Albert Camus, The Almond Trees, 1940, quote

"We have not overcome our condition, and yet we know it better. We know that we live in contradiction, but we also know that we must refuse this contradiction and do what is needed to reduce it. Our task as [humans] is to find the few principles that will calm the infinite anguish of free souls. We must mend what has been torn apart, make justice imaginable again in a world so obviously unjust, give happiness a meaning once more to peoples poisoned by the misery of the century. Naturally, it is a superhuman task. But superhuman is the term for tasks [we] take a long time to accomplish, that’s all.
Let us know our aims then, holding fast to the mind, even if force puts on a thoughtful or a comfortable face in order to seduce us. The first thing is not to despair. Let us not listen too much to those who proclaim that the world is at an end. Civilizations do not die so easily, and even if our world were to collapse, it would not have been the first. It is indeed true that we live in tragic times. But too many people confuse tragedy with despair. “Tragedy,” [D.H.] Lawrence said, “ought to be a great kick at misery.” This is a healthy and immediately applicable thought. There are many things today deserving such a kick."




note:

some posts before i quoted Ferdinand Pessoa and Henry Miller,
i could have quoted Nietzsche, i mentioned Kafka.
i remember i juxtaposed Pessoa and Kafka to Miller in contrast,
and i thought of Camus then.
All of them were driven by a passion for inner freedom, all of them
went on a quest for truth, looking through the big lies of their time,
for all of them there has been this same strife, how to walk out of
decadence( a word loaded with the idea and implication that all had been better before, untrue) 
and how to walk through the cruelty of human kind with
open eyes through the continuous question: what good will and can remain?
should we abscond from living within society and remain observers, 
shall we create a superhuman and a new bible, shall we prefer our dreams to
what me must assume as reality and see this same reality as nightmares,
can keeping our spirit and heart transform our life and others, will reason
ever help in the blind human struggle. are we allowed to just enjoy life all the same
or is this a sin and just too boring and stagnation? is love a word or a truth?

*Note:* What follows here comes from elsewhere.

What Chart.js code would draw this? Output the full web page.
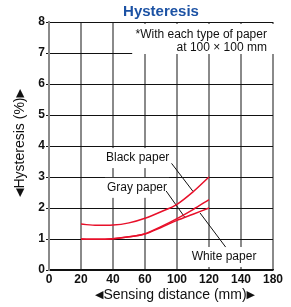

i appreciate Camus better than all others coming out of existentialism. is this because i like 
to hear courage and persistence and hope and life having a voice? yes.
one must acknowledge despair, this way it can kick us into transformation and growth.

all the above mentioned were great writers. all wrote with blood.all cared.
and this way none of them said: nothing matters.

big snowflakes outside coming down.
all the world is white, here.

i don't know anything.
i write, think, reflect, meditate.
i am not so important.
i understand that some people tap themselves into the universal flow 
of life and love and think they can make a difference from inside there, meditating, re-radiating, 
still not understanding what a small part they are, maybe a delusion of grandeur kept in the holiness of nothing, the last stand of individuality.
no, i don't think i will make a great difference here.
and anyway, i am breathing under the snow.